The cost-benefit attempt to weaken Stupak and company’s position (and support)is just about the shallowest thing I’ve seen, well, ever.  Because having more abortions paid for will result in less expenses for the government plan, it is thus justified.  So why don’t we euthanize every elderly person, every preme, and every cancer/terminal sickness patient?  That’s one less problem to be “taken care of” for them.  Just recall 60 years ago to a country under a man with the initials of AH.  Sound familiar?  The leadership wouldn’t like the analogy, but it is exactly the same logic or philosophy underneath.  The people that don’t want to learn from history play ignorant, so that their consciences don’t get unbearied while they repeat the same errors.

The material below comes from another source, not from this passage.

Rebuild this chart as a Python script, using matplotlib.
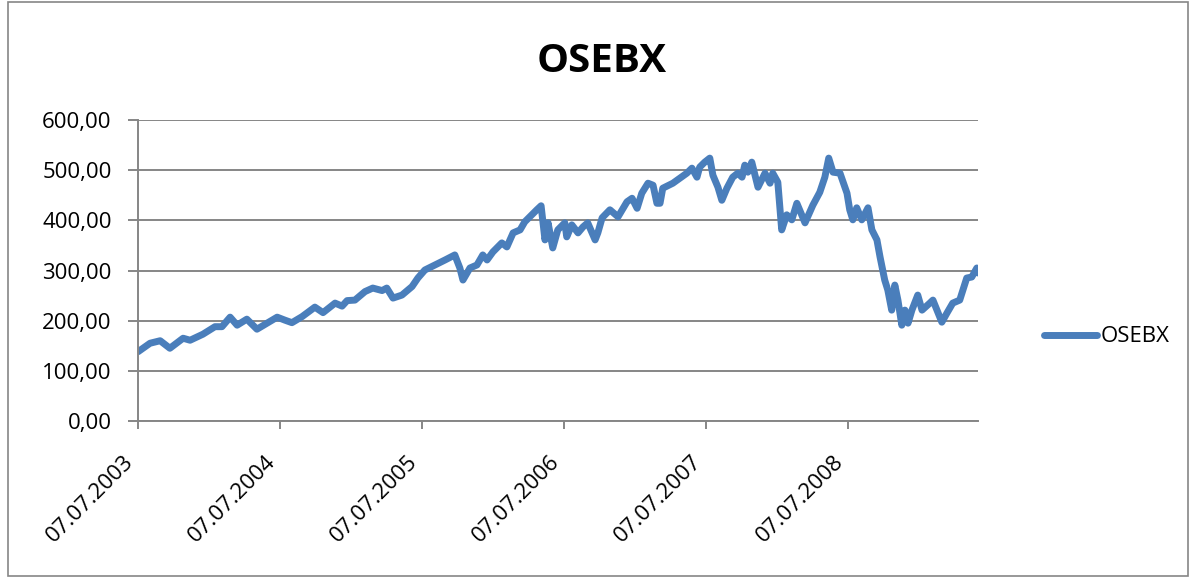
import pandas as pd
import matplotlib
matplotlib.use("Agg")
import matplotlib.pyplot as plt
import matplotlib.ticker as mticker
import matplotlib.dates as mdates
from matplotlib.patches import Rectangle

# ── Data ─────────────────────────────────────────────────
DATES = [
    "2003-07-07", "2003-08-07", "2003-09-02", "2003-09-27", "2003-10-31",
    "2003-11-18", "2003-12-21", "2004-01-21", "2004-02-08", "2004-02-29",
    "2004-03-18", "2004-04-12", "2004-05-08", "2004-06-03", "2004-06-29",
    "2004-07-19", "2004-08-06", "2004-09-01", "2004-10-04", "2004-10-25",
    "2004-11-25", "2004-12-13", "2004-12-26", "2005-01-15", "2005-02-10",
    "2005-03-02", "2005-03-26", "2005-04-07", "2005-04-23", "2005-05-16",
    "2005-06-11", "2005-06-26", "2005-07-14", "2005-08-09", "2005-09-04",
    "2005-09-29", "2005-10-12", "2005-10-20", "2005-11-07", "2005-11-25",
    "2005-12-10", "2005-12-21", "2006-01-05", "2006-01-28", "2006-02-10",
    "2006-02-26", "2006-03-16", "2006-03-28", "2006-04-15", "2006-04-28",
    "2006-05-09", "2006-05-19", "2006-05-27", "2006-06-08", "2006-06-21",
    "2006-07-09", "2006-07-14", "2006-07-27", "2006-08-12", "2006-08-25",
    "2006-09-06", "2006-09-25", "2006-10-02", "2006-10-13", "2006-11-02",
    "2006-11-23", "2006-12-16", "2006-12-29", "2007-01-11", "2007-01-23",
    "2007-02-08", "2007-02-21", "2007-03-03", "2007-03-11", "2007-03-18",
    "2007-04-13", "2007-05-01", "2007-05-19", "2007-06-01", "2007-06-14",
    "2007-06-21", "2007-07-04", "2007-07-17", "2007-07-25", "2007-08-07",
    "2007-08-17", "2007-08-30", "2007-09-14", "2007-09-27", "2007-10-08",
    "2007-10-15", "2007-10-23", "2007-11-02", "2007-11-18", "2007-12-06",
    "2007-12-19", "2007-12-26", "2008-01-08", "2008-01-18", "2008-01-31",
    "2008-02-13", "2008-02-26", "2008-03-18", "2008-04-07", "2008-04-25",
    "2008-05-08", "2008-05-18", "2008-05-29", "2008-06-16", "2008-07-04",
    "2008-07-11", "2008-07-19", "2008-07-29", "2008-08-11", "2008-08-27",
    "2008-09-06", "2008-09-19", "2008-09-27", "2008-10-09", "2008-10-17",
    "2008-10-27", "2008-11-04", "2008-11-12", "2008-11-22", "2008-11-30",
    "2008-12-08", "2008-12-18", "2009-01-02", "2009-01-13", "2009-02-02",
    "2009-02-10", "2009-03-05", "2009-03-18", "2009-04-02", "2009-04-20",
    "2009-05-08", "2009-05-21", "2009-06-03", "2009-06-06",
]
OSEBX = [
    138, 155, 160, 145, 165,
    161, 173, 188, 188, 207,
    191, 203, 183, 195, 207,
    201, 196, 208, 227, 216,
    235, 229, 240, 241, 258,
    265, 260, 265, 245, 251,
    268, 285, 301, 311, 321,
    331, 305, 281, 305, 311,
    331, 321, 337, 355, 347,
    375, 381, 397, 411, 421,
    429, 361, 395, 345, 381,
    395, 367, 391, 375, 387,
    395, 361, 375, 405, 421,
    407, 437, 444, 424, 454,
    474, 470, 434, 434, 464,
    474, 484, 494, 504, 486,
    506, 516, 524, 490, 466,
    440, 464, 486, 494, 486,
    510, 496, 516, 466, 494,
    474, 494, 476, 381, 411,
    401, 434, 395, 430, 456,
    486, 524, 496, 494, 454,
    421, 401, 425, 401, 425,
    381, 361, 327, 281, 261,
    221, 271, 241, 191, 221,
    195, 221, 251, 221, 235,
    241, 197, 215, 235, 241,
    285, 287, 305, 295,
]
TICK_DATES = ["2003-07-07", "2004-07-07", "2005-07-07",
              "2006-07-07", "2007-07-07", "2008-07-07"]
Y_TICKS = [0, 100, 200, 300, 400, 500, 600]

LINE_COLOR = "#4A7EBB"
GRID_COLOR = "#868686"

plt.rcParams["font.family"] = ["Open Sans", "DejaVu Sans"]

dates = pd.to_datetime(DATES)

fig = plt.figure(figsize=(11.94, 5.78), dpi=100)
ax = fig.add_axes([138 / 1194, 1 - 421 / 578, 840 / 1194, 301 / 578])

ax.plot(dates, OSEBX, color=LINE_COLOR, linewidth=5.0,
        solid_joinstyle="round", solid_capstyle="round", label="OSEBX")

ax.set_xlim(dates[0], dates[-1])
ax.set_ylim(0, 600)
ax.set_yticks(Y_TICKS)
ax.yaxis.set_major_formatter(
    mticker.FuncFormatter(lambda v, _: f"{v:.2f}".replace(".", ",")))
ax.set_xticks(pd.to_datetime(TICK_DATES))
ax.xaxis.set_major_formatter(mdates.DateFormatter("%d.%m.%Y"))

ax.grid(axis="y", color=GRID_COLOR, linewidth=1.4)
ax.set_axisbelow(True)
for side in ["top", "right"]:
    ax.spines[side].set_visible(False)
for side in ["left", "bottom"]:
    ax.spines[side].set_color(GRID_COLOR)
    ax.spines[side].set_linewidth(1.4)

ax.tick_params(axis="y", length=7, width=1.4, color=GRID_COLOR,
               labelsize=16, pad=12)
ax.tick_params(axis="x", length=6, width=1.4, color=GRID_COLOR,
               labelsize=16, pad=16)
for lbl in ax.get_xticklabels():
    lbl.set_rotation(45)
    lbl.set_ha("right")
    lbl.set_va("top")

fig.text(602 / 1194, 1 - 62 / 578, "OSEBX", fontsize=29,
         fontweight="bold", ha="center", va="center")

fig.legend(loc="center left", bbox_to_anchor=(1024 / 1194, 1 - 337 / 578),
           frameon=False, fontsize=16, handlelength=2.4, handletextpad=0.15)

# chart area border
fig.patches.append(Rectangle((8 / 1194, 2 / 578), 1180 / 1194, 574 / 578,
                             transform=fig.transFigure, fill=False,
                             edgecolor=GRID_COLOR, linewidth=1.2))

plt.savefig("out.png", dpi=100)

Hello! Are they so blind that they do not see the present consequences of abortion and contraception? Social Security is running out of money because of the millions of tax payers that were murdered after conception. If we kill the children now less people will have to pay more money! If there are more people paying in then each individual has to pay less to meet the need. When will this insanity of lies ever end? People were more green before this contraceptive/abortive mentality took over because they had to be! More people eliminates wastefulness. It encourages reuse, recycle, and reduction of waste. This isn’t liked by big business because people will have less money to waste on buying stuff they really don’t need. Also it will bring an end to this throw away mentality that has taken over. What about all these billion dollar hospitals and drug companies and insurance companies using those profits to set up clinics and funds to help those that can’t afford it? That would be the moral thing to do instead of paying their CEO’s millions of dollars in bonuses. I know of the head of a certain hospital conglomerate that has his own personal body guard. If you run a hospital and need a body guard what are you doing wrong with your life?

The is no mystery as to who said that killing babies will lower future costs. Mrs. Pelosi said it loud and clear on the George Stephanopoulos program. To his surprised question “do you really believe that?”, she firmly replied “Yes”.

But is this very much different from Justice Ginsberg’s “Many of us thought that Roe v. Wade would go further to solving the problem of undesirable populations.